Professor Bremser makes a point in her abstract algebra class.

MIDDLEBURY, Vt. – A Middlebury College mathematics professor is co-editing a math education blog that has just posted a six-part series on the topic of active learning in mathematics.

Priscilla Bremser, the Nathan Beman professor of mathematics, said interest in active learning has been growing over the past 20 years due in large part to recent research in the science of learning. The series on the American Mathematical Society’s blog was a response to a 2014 paper in the Proceedings of the National Academy of Sciences that analyzed 225 different studies and concluded that active learning “increases student performance in science, engineering, and mathematics.”

Bremser and her four co-editors define active learning as “any instructional method that engages students in the learning process [by requiring them] to do meaningful learning activities and think about what they are doing.”

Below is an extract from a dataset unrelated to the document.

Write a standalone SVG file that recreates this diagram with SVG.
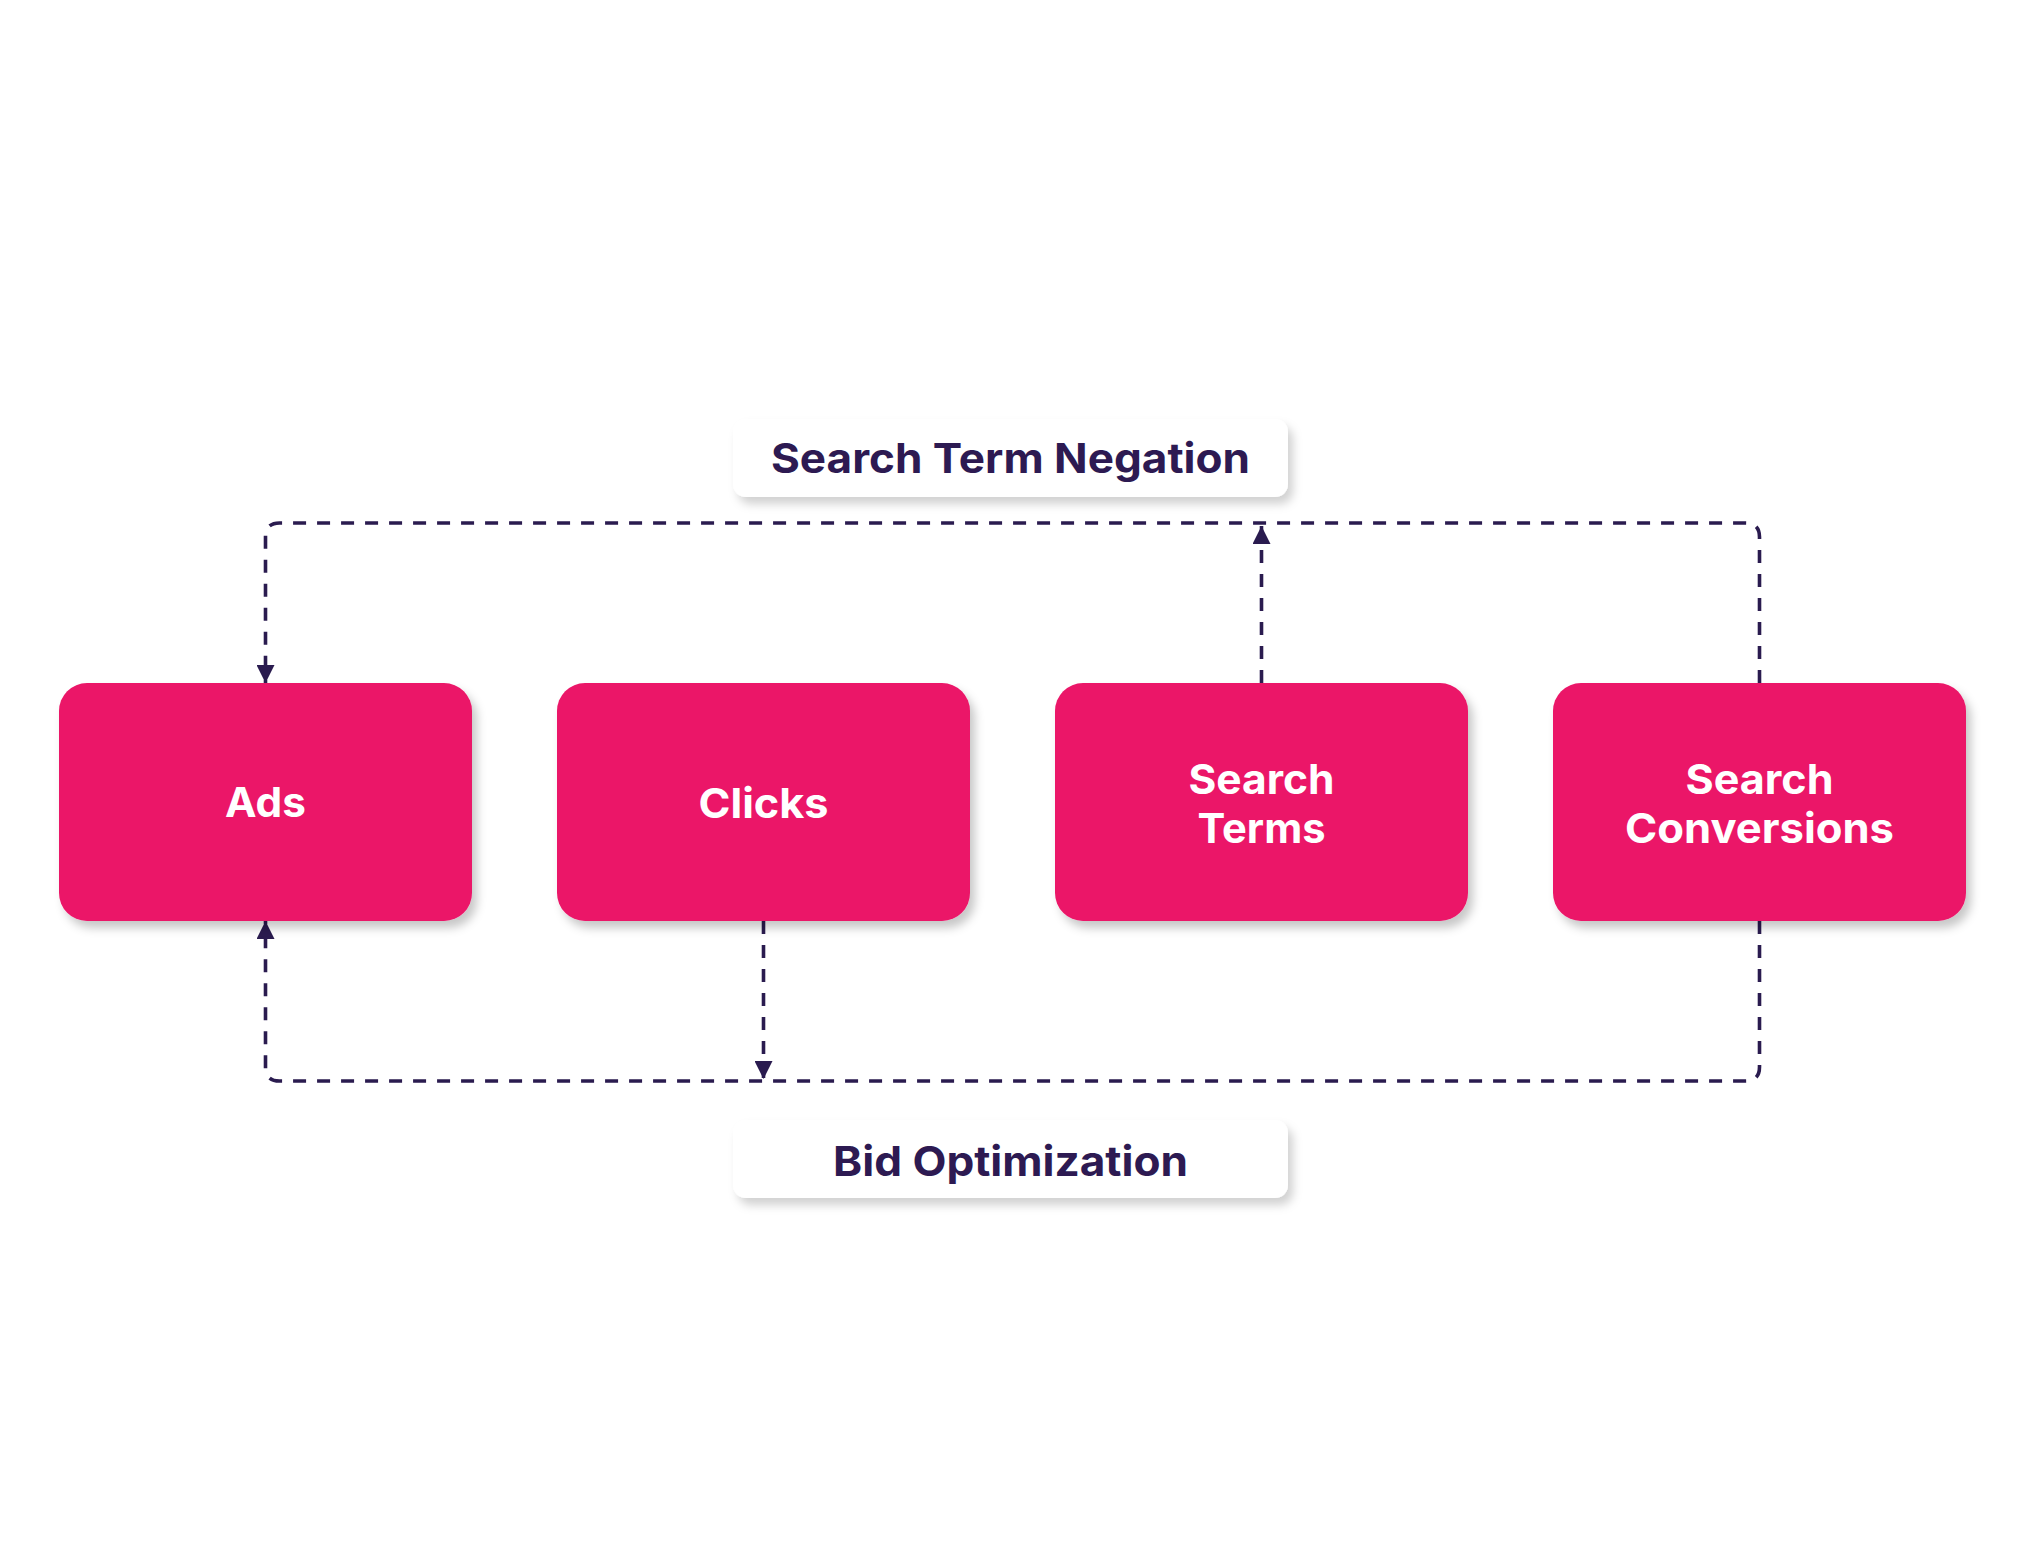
<svg xmlns="http://www.w3.org/2000/svg" width="2022" height="1563" viewBox="0 0 2022 1563">
<defs>
<style>
.node{fill:#EB1568;filter:url(#sh);}
.lbl{fill:#FFFFFF;filter:url(#sh2);}
.nt{font-family:Inter,"Open Sans","Liberation Sans",sans-serif;font-weight:700;font-size:41px;fill:#FFFFFF;text-anchor:middle;}
.lt{font-family:Inter,"Open Sans","Liberation Sans",sans-serif;font-weight:700;font-size:41px;fill:#2D1A52;text-anchor:middle;}
.con{fill:none;stroke:#2A1B4F;stroke-width:3.6;stroke-dasharray:13 11;}
</style>
<filter id="sh" x="-10%" y="-10%" width="125%" height="135%">
<feDropShadow dx="5" dy="7" stdDeviation="5" flood-color="#000" flood-opacity="0.22"/>
</filter>
<filter id="sh2" x="-10%" y="-20%" width="125%" height="160%">
<feDropShadow dx="5" dy="7" stdDeviation="5" flood-color="#000" flood-opacity="0.18"/>
</filter>
<marker id="arr" viewBox="0 0 10 10" refX="10" refY="5" markerWidth="18" markerHeight="18" markerUnits="userSpaceOnUse" orient="auto" preserveAspectRatio="none">
<path d="M0,0 L10,5 L0,10 z" fill="#2A1B4F"/>
</marker>
</defs>
<rect width="2022" height="1563" fill="#FFFFFF"/>

<g id="connectors">
<path class="con" d="M1759.5,683 V537 Q1759.5,523 1745.5,523 H279.5 Q265.5,523 265.5,537 V683" marker-end="url(#arr)"/>
<path class="con" d="M1261.5,683 V526" marker-end="url(#arr)"/>
<path class="con" d="M1759.5,921 V1067 Q1759.5,1081 1745.5,1081 H279.5 Q265.5,1081 265.5,1067 V921" marker-end="url(#arr)"/>
<path class="con" d="M763.5,921 V1079" marker-end="url(#arr)"/>
</g>

<g id="label-negation">
<rect class="lbl" x="733" y="419" width="555" height="78" rx="13"/>
<text class="lt" x="1010.5" y="473" textLength="479" lengthAdjust="spacingAndGlyphs">Search Term Negation</text>
</g>

<g id="label-bid">
<rect class="lbl" x="733" y="1120" width="555" height="78" rx="13"/>
<text class="lt" x="1010.5" y="1176" textLength="355" lengthAdjust="spacingAndGlyphs">Bid Optimization</text>
</g>

<g id="node-ads">
<rect class="node" x="59" y="683" width="413" height="238" rx="28"/>
<text class="nt" x="265.5" y="817" textLength="81" lengthAdjust="spacingAndGlyphs">Ads</text>
</g>

<g id="node-clicks">
<rect class="node" x="557" y="683" width="413" height="238" rx="28"/>
<text class="nt" x="763.5" y="818" textLength="130" lengthAdjust="spacingAndGlyphs">Clicks</text>
</g>

<g id="node-search-terms">
<rect class="node" x="1055" y="683" width="413" height="238" rx="28"/>
<text class="nt" x="1261.5" y="794" textLength="146" lengthAdjust="spacingAndGlyphs">Search</text>
<text class="nt" x="1261.5" y="843" textLength="128" lengthAdjust="spacingAndGlyphs">Terms</text>
</g>

<g id="node-search-conversions">
<rect class="node" x="1553" y="683" width="413" height="238" rx="28"/>
<text class="nt" x="1759.5" y="794" textLength="148" lengthAdjust="spacingAndGlyphs">Search</text>
<text class="nt" x="1759.5" y="843" textLength="269" lengthAdjust="spacingAndGlyphs">Conversions</text>
</g>
</svg>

The six-part series was developed collaboratively by the Middlebury professor and Benjamin Braun at University of Kentucky, Art Duval at University of Texas at El Paso, Elise Lockwood at Oregon State University, and Diana White at University of Colorado at Denver. Working together as an editorial board, the five mathematicians jury and publish about three articles a month designed “to stimulate reflection and dialogue by providing mathematicians with high-quality commentary and resources for teaching and learning.”

Their blog titled “On Teaching and Learning Mathematics” has attracted more than 121,000 unique page views since its launch in the summer of 2014.